The processing is not a simple text split by commas. The AI understands context. If you say "labour, two days at two hundred per day", it knows that "two days" is the quantity and "two hundred" is the daily rate, even without saying "euros" or "per day". If you say "painting the living room, 28 square metres at 6.50", it understands it is a service measured by area.
The AI also handles corrections. If you say "no wait, it is fifteen metres, not twelve", the system adjusts. And if you list several items in a row without pausing, as you naturally do when thinking about the job, the AI separates each one into its own line.
All this processing takes a few seconds. Between finishing speaking and seeing the organised quote on screen, typically 3 to 5 seconds pass.
Real examples: from what you say to what appears
Let us look at concrete examples of what happens when you dictate a quote.
An electrician says: "Consumer unit replacement from single to three phase, one unit at 380 euros, 12 metres of 2.5mm cable at 3.80 per metre, four 20-amp MCBs at 18 euros each, labour six hours at 25 euros per hour." Prummo creates 4 lines: the consumer unit (380), the cable (45.60), the MCBs (72), and the labour (150), with an automatic total of 647.60.
A plumber says: "Replace water heater with Junkers 24-litre wall-mounted boiler, one unit at 890 euros, six metres of PPR pipe at 4.20 per metre, two ball valves at 8.50 each, labour five hours at 22 euros." Result: 4 lines, total calculated automatically.
A painter says: "Apartment painting, living room 28 square metres at 6.50 per metre, large bedroom 18 metres at 6.50, small bedroom 14 metres at 6.50, ceilings 40 metres at 7 euros, materials three tins of paint at 65 each." Result: 5 lines with areas, prices per metre, and totals.
Note that none of these examples follow a rigid structure. Each professional speaks in their own way and the AI adapts. You do not need to memorise a specific format; just speak as you normally do.
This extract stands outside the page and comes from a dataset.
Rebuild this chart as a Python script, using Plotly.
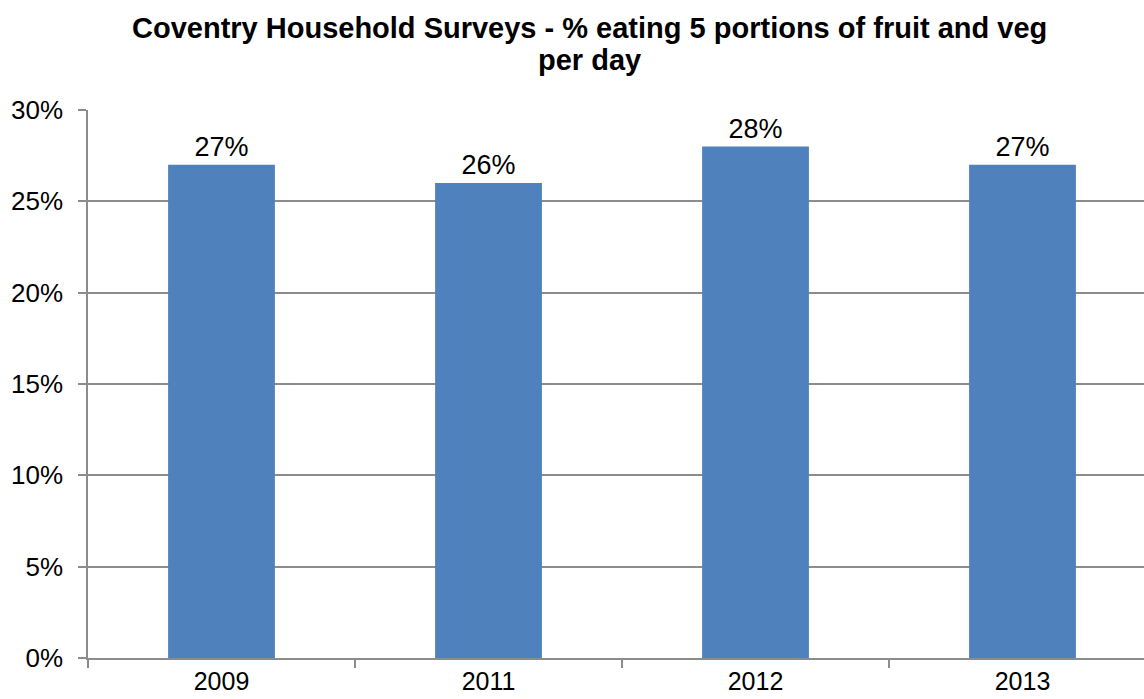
import plotly.graph_objects as go

# Survey years and share of respondents eating 5 portions a day
years = ["2009", "2011", "2012", "2013"]
share = [0.27, 0.26, 0.28, 0.27]
labels = ["27%", "26%", "28%", "27%"]

y_ticks = [0, 0.05, 0.10, 0.15, 0.20, 0.25, 0.30]
y_tick_text = ["0%", "5%", "10%", "15%", "20%", "25%", "30%"]

title_lines = [
    "Coventry Household Surveys - % eating 5 portions of fruit and veg",
    "per day",
]

FONT = "Liberation Sans, Arial, sans-serif"
GRID = "#8c8c8c"

H = 699
TOP, BOTTOM = 110, 41
plot_h = H - TOP - BOTTOM


def paper_y(py):
    # convert a pixel row (from top of page) to paper coordinates
    return (H - BOTTOM - py) / plot_h


fig = go.Figure(
    go.Bar(
        x=years,
        y=share,
        text=labels,
        textposition="outside",
        textfont=dict(family=FONT, size=27, color="#000000"),
        marker=dict(color="#4F81BD", line=dict(width=0)),
        width=0.4,
        cliponaxis=False,
    )
)

fig.update_layout(
    width=1144,
    height=H,
    margin=dict(l=88, r=0, t=TOP, b=BOTTOM),
    paper_bgcolor="white",
    plot_bgcolor="white",
    showlegend=False,
    font=dict(family=FONT, color="#000000"),
)

for i, line in enumerate(title_lines):
    fig.add_annotation(
        text="<b>" + line + "</b>",
        xref="paper",
        yref="paper",
        x=(589 - 88) / (1144 - 88),
        y=paper_y(28 + 32 * i),
        xanchor="center",
        yanchor="middle",
        showarrow=False,
        font=dict(family=FONT, size=29, color="#000000"),
    )

fig.update_xaxes(
    type="category",
    range=[-0.5, 3.455],
    tickson="boundaries",
    ticks="outside",
    ticklen=8,
    tickcolor=GRID,
    tickwidth=1.5,
    showgrid=False,
    showline=True,
    linecolor=GRID,
    linewidth=1.5,
    tickfont=dict(family=FONT, size=25, color="#000000"),
    automargin=False,
)

fig.update_yaxes(
    range=[0, 0.30],
    tickvals=y_ticks,
    ticktext=y_tick_text,
    ticks="outside",
    ticklen=8,
    tickcolor=GRID,
    tickwidth=1.5,
    showgrid=True,
    gridcolor=GRID,
    gridwidth=1.5,
    showline=True,
    linecolor=GRID,
    linewidth=1.5,
    zeroline=False,
    ticklabelstandoff=10,
    tickfont=dict(family=FONT, size=26, color="#000000"),
    automargin=False,
)

fig.write_html("out.html")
How to get started in 1 minute
Using voice quotes in Prummo is simpler than it sounds. No configuration needed, no installation, and no templates to set up before you start.
Open Prummo in your phone's browser and create a free account. It takes 30 seconds. Tap "New Quote" and then the microphone icon. Start speaking: describe the job as if explaining it to a colleague. Materials, quantities, prices, labour. The AI handles the rest.
When you finish speaking, review the result. You can edit any line: change a description, adjust a price, add or remove items. When you are satisfied, tap "Send via WhatsApp". The client receives a professional link.
Some practical tips for better results: always mention the price alongside the item ("cable at 3.80 per metre" rather than listing everything and then saying the prices). Use clear units ("metres", "units", "hours", "square metres"). And do not worry about hesitating or repeating something; the AI is good at filtering hesitations.
The first quote may take 2 minutes while you get used to it. From the second onwards, 1 minute is enough. And the time you save, 20 or 30 minutes per quote, is time you can use to work and earn.
Frequently asked questions
Does the AI understand technical terms like cable references or PPR?
Yes. The system recognises technical references for electrical, plumbing, painting, and general construction work. Common trade terminology is recognised correctly.
What if the AI gets something wrong?
You can edit any line after the AI organises the quote. Change descriptions, prices, quantities, or add new lines. The AI result is a starting point that saves 90% of the work.
Do I need an internet connection for voice?
Yes. Speech recognition and the AI require an internet connection. Normal mobile data works fine; you do not need Wi-Fi.